Para evaluar el desempeño de las fuerzas de seguridad es que Human Rights Watch se dio a la tarea de hacer investigaciones exhaustivas en los cinco estados ya mencionados, realizándose más de 200 entrevistas con funcionarios públicos, integrantes de las fuerzas de seguridad, víctimas, testigos y defensores de derechos humanos. Esta organización analizó también estadísticas oficiales, respuestas a solicitudes de acceso a la información pública, expedientes, procedimientos legales y violaciones de derechos humanos.

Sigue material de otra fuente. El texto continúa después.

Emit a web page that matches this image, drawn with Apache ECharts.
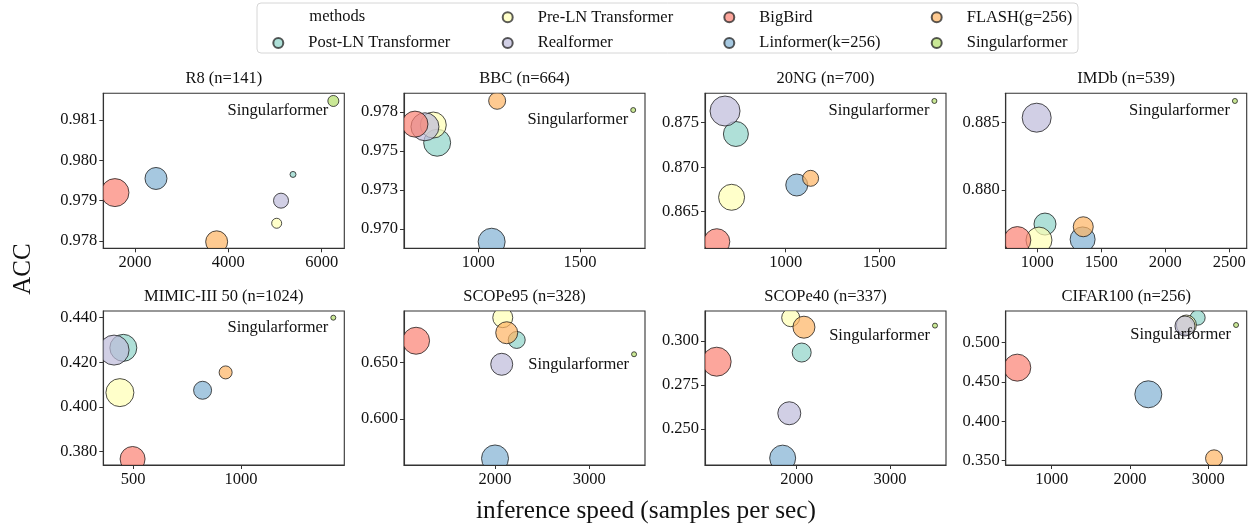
<!DOCTYPE html>
<html><head><meta charset="utf-8">
<script src="https://cdn.jsdelivr.net/npm/echarts@6/dist/echarts.min.js"></script>
<style>html,body{margin:0;padding:0;background:#fff}#c{width:1253px;height:529px}</style>
</head><body><div id="c"></div>
<script>
// ---------------- data ----------------
const methods = ['Post-LN Transformer','Pre-LN Transformer','Realformer','BigBird','Linformer(k=256)','FLASH(g=256)','Singularformer'];
const colors = ['#8dd3c7','#ffffb3','#bebada','#fb8072','#80b1d3','#fdb462','#b3de69'];
const datasets = ['R8 (n=141)','BBC (n=664)','20NG (n=700)','IMDb (n=539)','MIMIC-III 50 (n=1024)','SCOPe95 (n=328)','SCOPe40 (n=337)','CIFAR100 (n=256)'];

// inference speed (samples per sec), in method order
const speedR8     = [5386, 5036, 5129, 1571, 2450, 3750, 6250];
const speedBBC    = [798, 779, 738, 689, 1066, 1093, 1762];
const speed20NG   = [734, 711, 676, 632, 1059, 1133, 1794];
const speedIMDb   = [1060, 1013, 995, 844, 1354, 1359, 2544];
const speedMIMIC  = [454, 438, 411, 497, 822, 929, 1429];
const speedSCOPe95= [2230, 2082, 2071, 1163, 2000, 2124, 3474];
const speedSCOPe40= [2054, 1936, 1921, 1143, 1850, 2078, 3482];
const speedCIFAR  = [2864, 2720, 2702, 561, 2234, 3073, 3354];

// accuracy, in method order
const accR8     = [0.97965, 0.97844, 0.97900, 0.97920, 0.97955, 0.97798, 0.98147];
const accBBC    = [0.97552, 0.97665, 0.97654, 0.97671, 0.96919, 0.97820, 0.97761];
const acc20NG   = [0.87373, 0.86662, 0.87631, 0.86163, 0.86800, 0.86875, 0.87744];
const accIMDb   = [0.87747, 0.87628, 0.88537, 0.87628, 0.87633, 0.87727, 0.88661];
const accMIMIC  = [0.4265, 0.40645, 0.4255, 0.37673, 0.4075, 0.4155, 0.4400];
const accSCOPe95= [0.6702, 0.6900, 0.6486, 0.6695, 0.5650, 0.6766, 0.6575];
const accSCOPe40= [0.2934, 0.3132, 0.2589, 0.2882, 0.2334, 0.3078, 0.3087];
const accCIFAR  = [0.5318, 0.5225, 0.5212, 0.4683, 0.4344, 0.3530, 0.5225];

// bubble size value (memory-like third dimension), in method order
const bubR8     = [6, 10, 15, 28, 22, 22, 11];
const bubBBC    = [27, 26, 28, 26, 27, 17, 5];
const bub20NG   = [25, 26, 30, 26, 22, 16, 5];
const bubIMDb   = [22, 26, 29, 27, 25, 20, 5];
const bubMIMIC  = [27, 28, 30, 25, 18, 13, 5];
const bubSCOPe95= [17, 20, 22, 27, 27, 22, 5];
const bubSCOPe40= [19, 18, 23, 29, 26, 22, 5];
const bubCIFAR  = [15, 20, 20, 27, 27, 17, 5];

// axis ranges and ticks
const xMin = [1321, 635, 569, 753, 361, 1035, 1018, 413];
const xMax = [6485, 1820, 1856, 2636, 1480, 3590, 3600, 3490];
const yMin = [0.97782, 0.96877, 0.86089, 0.87567, 0.37404, 0.5592, 0.2295, 0.3445];
const yMax = [0.98166, 0.97868, 0.87830, 0.88718, 0.44300, 0.6959, 0.3170, 0.5403];
const xTicks = [[2000,4000,6000],[1000,1500],[1000,1500],[1000,1500,2000,2500],[500,1000],[2000,3000],[2000,3000],[1000,2000,3000]];
const yTicks = [[0.978,0.979,0.980,0.981],[0.970,0.9725,0.975,0.9775],[0.865,0.870,0.875],[0.880,0.885],[0.380,0.400,0.420,0.440],[0.600,0.650],[0.250,0.275,0.300],[0.350,0.400,0.450,0.500]];

const speeds = [speedR8, speedBBC, speed20NG, speedIMDb, speedMIMIC, speedSCOPe95, speedSCOPe40, speedCIFAR];
const accs = [accR8, accBBC, acc20NG, accIMDb, accMIMIC, accSCOPe95, accSCOPe40, accCIFAR];
const bubs = [bubR8, bubBBC, bub20NG, bubIMDb, bubMIMIC, bubSCOPe95, bubSCOPe40, bubCIFAR];

// ---------------- layout ----------------
const FONT = '"Liberation Serif", "DejaVu Serif", serif';
const FS = 16.5;
const lefts = [103.3, 404, 705, 1005.7];
const tops = [93.3, 311];
const heights = [155, 154];
const W = 241;
const EDGE = 'rgba(20,20,20,0.75)';

function rgba(hex, a) {
  const n = parseInt(hex.slice(1), 16);
  return 'rgba(' + (n >> 16) + ',' + ((n >> 8) & 255) + ',' + (n & 255) + ',' + a + ')';
}

function makeRender(m) {
  const fill = rgba(colors[m], 0.7);
  const isLast = m === methods.length - 1;
  return function (params, api) {
    const p = api.coord([api.value(0), api.value(1)]);
    const r = api.value(2) / 2;
    const cs = params.coordSys;
    const children = [{type: 'circle', shape: {cx: p[0], cy: p[1], r: r},
      style: {fill: fill, stroke: EDGE, lineWidth: 1}}];
    if (isLast) {
      children.push({type: 'text', x: p[0] - 5, y: p[1] + 10,
        style: {text: 'Singularformer', font: FS + 'px ' + FONT, fill: '#111',
          align: 'right', verticalAlign: 'middle'}});
    }
    return {type: 'group',
      clipPath: {type: 'rect', shape: {x: cs.x, y: cs.y, width: cs.width, height: cs.height}},
      children: children};
  };
}

const grids = [], xAxes = [], yAxes = [], series = [], graphics = [];
// legend-only series (first with each name, so the legend takes its marker style)
for (let m = 0; m < methods.length; m++) {
  series.push({type: 'scatter', name: methods[m], xAxisIndex: 0, yAxisIndex: 0, data: [],
    symbol: 'circle', silent: true,
    itemStyle: {color: colors[m], opacity: 0.7, borderColor: '#141414', borderWidth: 1}});
}
for (let d = 0; d < 8; d++) {
  const r = Math.floor(d / 4), c = d % 4;
  grids.push({left: lefts[c], top: tops[r], width: W, height: heights[r], show: true,
    borderColor: '#333', borderWidth: 1.1, backgroundColor: 'transparent', containLabel: false});
  xAxes.push({type: 'value', gridIndex: d, min: xMin[d], max: xMax[d],
    splitLine: {show: false},
    axisLine: {show: true, onZero: false, lineStyle: {color: '#333', width: 1.1}},
    axisTick: {show: true, customValues: xTicks[d], length: 4, lineStyle: {color: '#333', width: 1}},
    axisLabel: {customValues: xTicks[d], formatter: v => String(v), margin: 6,
      fontSize: FS, fontFamily: FONT, color: '#111'}});
  yAxes.push({type: 'value', gridIndex: d, min: yMin[d], max: yMax[d],
    splitLine: {show: false},
    axisLine: {show: true, onZero: false, lineStyle: {color: '#333', width: 1.1}},
    axisTick: {show: true, customValues: yTicks[d], length: 4, lineStyle: {color: '#333', width: 1}},
    axisLabel: {customValues: yTicks[d], formatter: v => Number(v).toFixed(3), margin: 6,
      fontSize: FS, fontFamily: FONT, color: '#111'}});
  for (let m = 0; m < methods.length; m++) {
    series.push({type: 'custom', name: methods[m], xAxisIndex: d, yAxisIndex: d,
      data: [[speeds[d][m], accs[d][m], bubs[d][m]]],
      renderItem: makeRender(m), clip: true, silent: true,
      itemStyle: {color: rgba(colors[m], 0.7), borderColor: EDGE, borderWidth: 1},
      encode: {x: 0, y: 1}});
  }
  graphics.push({type: 'text', x: lefts[c] + W / 2, y: tops[r] - 14.5,
    style: {text: datasets[d], font: FS + 'px ' + FONT, fill: '#111',
      align: 'center', verticalAlign: 'middle', textAlign: 'center', textVerticalAlign: 'middle'}});
}

// legend frame + header
graphics.push({type: 'rect', z: 0, shape: {x: 257, y: 3, width: 821, height: 50, r: 4},
  style: {fill: '#fff', stroke: '#d6d6d6', lineWidth: 1}});
graphics.push({type: 'text', x: 309.3, y: 17,
  style: {text: 'methods', font: FS + 'px ' + FONT, fill: '#111', align: 'left', verticalAlign: 'middle',
    textAlign: 'left', textVerticalAlign: 'middle'}});
// axis titles
graphics.push({type: 'text', x: 23, y: 269, rotation: Math.PI / 2,
  style: {text: 'ACC', font: '25px ' + FONT, fill: '#111', align: 'center', verticalAlign: 'middle',
    textAlign: 'center', textVerticalAlign: 'middle'}});
graphics.push({type: 'text', x: 646, y: 511,
  style: {text: 'inference speed (samples per sec)', font: '25.3px ' + FONT, fill: '#111',
    align: 'center', verticalAlign: 'middle', textAlign: 'center', textVerticalAlign: 'middle'}});

const legendCommon = {orient: 'vertical', itemWidth: 10, itemHeight: 10, itemGap: 7.7, padding: 0,
  icon: 'circle', selectedMode: false, z: 5,
  textStyle: {fontSize: FS, fontFamily: FONT, color: '#111', lineHeight: 18, padding: [0, 0, 0, 20]}};
const legends = [
  Object.assign({}, legendCommon, {data: [methods[0]], left: 272.3, top: 34}),
  Object.assign({}, legendCommon, {data: [methods[1], methods[2]], left: 501.7, top: 8.3}),
  Object.assign({}, legendCommon, {data: [methods[3], methods[4]], left: 723.3, top: 8.3}),
  Object.assign({}, legendCommon, {data: [methods[5], methods[6]], left: 930.7, top: 8.3})
];

const chart = echarts.init(document.getElementById('c'));
chart.setOption({
  animation: false,
  backgroundColor: '#fff',
  textStyle: {fontFamily: FONT},
  grid: grids, xAxis: xAxes, yAxis: yAxes, series: series,
  legend: legends, graphic: graphics
});
</script></body></html>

Y el resultado es ominoso: con pruebas suficientes es posible resaltar que las fuerzas de seguridad, aquellas que están destinadas a proteger a la población, son partícipes del drama mexicano en materia de seguridad mediante mecanismos de tortura, desapariciones forzadas y ejecuciones extrajudiciales que no constituyen hechos aislados sino “prácticas abusivas que son endémicas a la actual estrategia de seguridad pública”.

Acaso lo más trágico del cuadro son los testimonios recopilados por el informe y que ilustran de las golpizas, las asfixias, las descargas eléctricas, la tortura sexual y las amenazas de muerte empleadas para la obtención de información en el caso de la tortura; los relatos de testigos que han presenciado la participación de fuerzas de seguridad en desapariciones forzadas reportadas y justificadas como “levantones” que no están penalizadas en 24 entidades federativas; y los casos de civiles ejecutados por autoridades o que murieron en retenes militares durante enfrentamientos armados en los que el uso de la fuerza fue injustificado y, más tarde, la escena del crimen manipulada para presentar a las víctimas como agresores.

De acuerdo con el informe y las estadísticas oficiales, se ha registrado un aumento de las denuncias de violaciones de derechos humanos cometidas por las fuerzas federales de seguridad. Mientras que entre 2003 y 2006 la Comisión Nacional de Derechos Humanos (CNDH) recibió 691 denuncias, este número ascendió a 4 mil 803 entre 2007 y 2010. En sintonía, la cantidad de investigaciones penales a cargo de agentes del Ministerio Público militar sobre delitos cometidos contra civiles también incrementó, pasando de 210 investigaciones en 2007 a 913 en 2008 y mil 293 en 2009.

Más infausto, sin embargo, resulta que la respuesta del Estado a este patrón de abuso sea la de la impunidad y la falta de investigaciones de violaciones de derechos humanos exhaustivas e imparciales que cierren el círculo de la rendición de cuentas con sanciones claras.

Para las fuerzas de seguridad y el sistema de justicia la tortura se traduce -a lo mucho- en “lesiones”, las desapariciones forzadas en “levantones” realizados por bandas rivales, y las ejecuciones extrajudiciales en “prejuicios a las víctimas” del estilo: “si le pasó algo es porque andaba mal”; de ahí que las recomendaciones formuladas por Human Rights Watch resulten de gran relevancia y deban ser implementadas, como indica el propio informe, “para mejorar la calidad de las investigaciones, incrementar la efectividad de los procedimientos penales y restablecer la confianza de la población civil en las fuerzas de orden público”.

Aunque con algunos matices, tiene razón y no se equivoca Felipe Calderón al decir que la principal amenaza para los derechos humanos de la población mexicana son los criminales, no obstante, el gobierno federal no puede esquivar la responsabilidad de las fuerzas de seguridad en su violación, de manera contraria a lo que la retórica oficial señala en relación con el marco de respeto a los derechos fundamentales en el que está fundada la estrategia de seguridad. Rehusar de ello equivale a hacer de la sordera una irracionalidad.